Im Streitfall ist der Vertrag der Parteien nicht als Vertrag über die Lieferung von Waren einzuordnen, da er nach den Regelungen des BGB als Werkvertrag und nach denen der Verbraucherrichtlinie als Dienstvertrag zu qualifizieren ist. Der Schwerpunkt des Vertrags liegt nicht auf dem Warenumsatz, sondern in der Herstellung eines funktionstauglichen Werks. Die auch geschuldete Montage stellt nicht eine bloße Ergänzung der Lieferung der einzelnen Teile des Lifts dar. Die Beklagte hatte die Verpflichtung anhand ihrer Planung eine den konkreten örtlichen Verhältnissen angepasste Liftanlage zu errichten.

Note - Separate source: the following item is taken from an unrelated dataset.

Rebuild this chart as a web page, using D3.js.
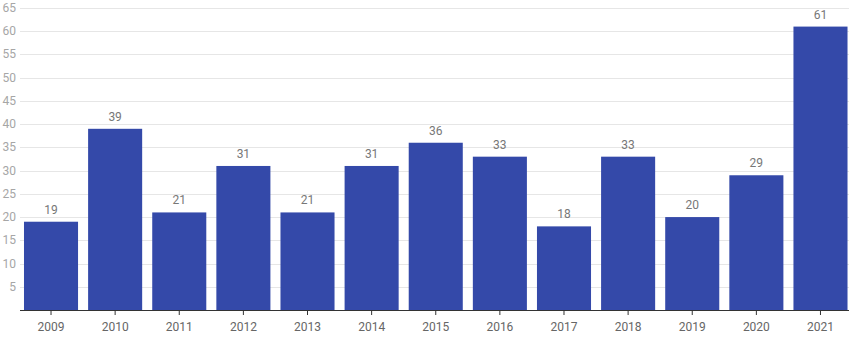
<!DOCTYPE html>
<html><head><meta charset="utf-8">
<script src="https://cdn.jsdelivr.net/npm/d3@7"></script>
<style>body{margin:0;background:#fff;font-family:Roboto,sans-serif;}</style>
</head><body>
<svg id="c" width="853" height="345"></svg>
<script>
const years = ["2009","2010","2011","2012","2013","2014","2015","2016","2017","2018","2019","2020","2021"];
const counts = [19,39,21,31,21,31,36,33,18,33,20,29,61];
const yTicks = [5,10,15,20,25,30,35,40,45,50,55,60,65];

(function(){
const svg = d3.select("#c");
const mLeft = 20, mRight = 849, mTop = 8, mBottom = 310;
const x = d3.scaleBand().domain(years).range([19.5, 852]).paddingInner(0.157).paddingOuter(0.07);
const y = d3.scaleLinear().domain([0,65]).range([mBottom, mTop]);

svg.append("g").selectAll("line").data(yTicks).join("line")
  .attr("x1", mLeft).attr("x2", mRight)
  .attr("y1", d => Math.round(y(d)) + 0.5).attr("y2", d => Math.round(y(d)) + 0.5)
  .attr("stroke", "#e6e6e6").attr("stroke-width", 1);

svg.append("g").selectAll("text").data(yTicks).join("text")
  .attr("x", 16).attr("y", d => y(d) + 4).attr("text-anchor", "end")
  .attr("font-size", 12).attr("fill", "#a6a6a6").text(d => d);

svg.append("g").selectAll("rect").data(years).join("rect")
  .attr("x", d => x(d)).attr("width", x.bandwidth())
  .attr("y", (d,i) => y(counts[i])).attr("height", (d,i) => mBottom - y(counts[i]))
  .attr("fill", "#3449a9");

svg.append("g").selectAll("text").data(years).join("text")
  .attr("x", d => x(d) + x.bandwidth()/2).attr("y", (d,i) => y(counts[i]) - 8)
  .attr("text-anchor", "middle").attr("font-size", 12).attr("fill", "#777")
  .text((d,i) => counts[i]);

const ax = svg.append("g").attr("transform", `translate(0,${mBottom})`)
  .call(d3.axisBottom(x).tickSize(5).tickPadding(7).tickSizeOuter(0));
ax.select(".domain").attr("stroke", "#333").attr("d", `M${mLeft},0.5H${mRight}`);
ax.selectAll(".tick line").attr("stroke", "#333");
ax.selectAll(".tick text").attr("font-size", 12).attr("fill", "#666").attr("font-family", "Roboto, sans-serif");
})();
</script>
</body></html>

Schließlich hat der Kläger sein Widerrufsrecht wirksam ausgeübt. Der Kläger hat mit Schreiben vom 25.5.2015 den Widerruf des Vertrags gegenüber der Beklagten in eindeutiger Weise erklärt. Die Widerrufsfrist ist gewahrt, das die Beklagte den Kläger nicht über die Bedingungen, Fristen und das Verfahren des Widerrufs unterrichtet hatte.